The present study intended to extend the evaluation of SA opioids in the long term treatment of chronic non-cancer pain by examining a cohort of patients using SA opioids for several years. Furthermore, the possible role of conditioning factors was explored by seeking information regarding DOCs. The patients were ‘self-selected’ as a result of: (a) preferring SA opioids to previously trialed LA, or (b) satisfied with the results of SA opioids and not wishing to change.


Subjects. Patients were selected from those treated in a multidisciplinary outpatient private practice setting in Birmingham, Alabama. The clinic has a pharmacologically-based pain management com-ponent. Patients are referred from a variety of sources. The study cohort was made up of the first 50 patients returning for follow up visits, on or after January 2005, noted to be on a single short acting opioid agent for at least one year. Patients were informed that we were interested in obtaining more detailed information as to the effects of their opioid therapy. Their participation was voluntary and their continued treatment would not be affected by whether they agreed to participate or not. In addition, all analyses and reports would involve ‘group’ versus individual data. This interaction was documented in the chart and a consent form indicating they had been so informed was signed. Each of these 50 patients agreed to participate. Three patients were ultimately excluded from the analysis because of inadequate or incomplete data.

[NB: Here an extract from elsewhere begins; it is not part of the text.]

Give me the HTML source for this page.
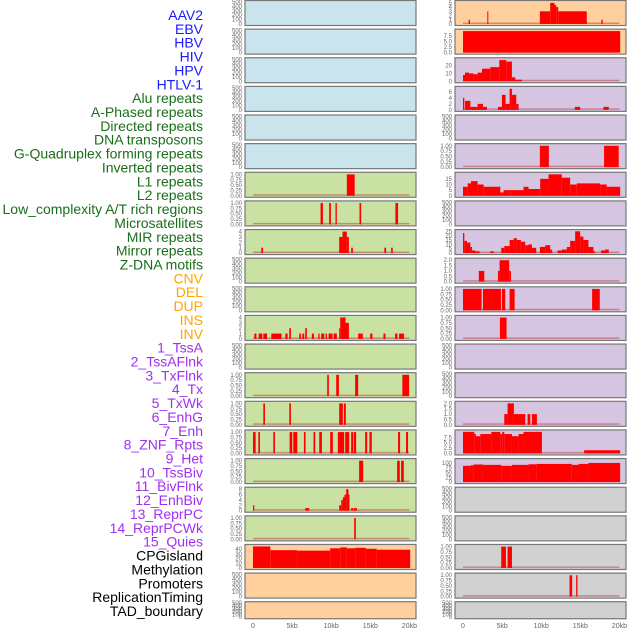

Procedure. The majority of patients in the clinic were physician-referred for chronic non-cancer pain management. Self-referrals were also accepted. Nearly all of the patients had an extended history of pain and had been trialed on one or more opioids. Each patient was evaluated by one of the clinic physicians and a psychologist. The interview included specific questions regarding any history of illicit drug and/or alcohol use. Patients were classified as ‘current users’ if they reported using an illicit drug in the last six months, ‘recent users’ if during the last one to five years, and ‘remote users’ if the last use was more that 5 years ago. Baseline urine drug screens (UDS) were obtained on each patient.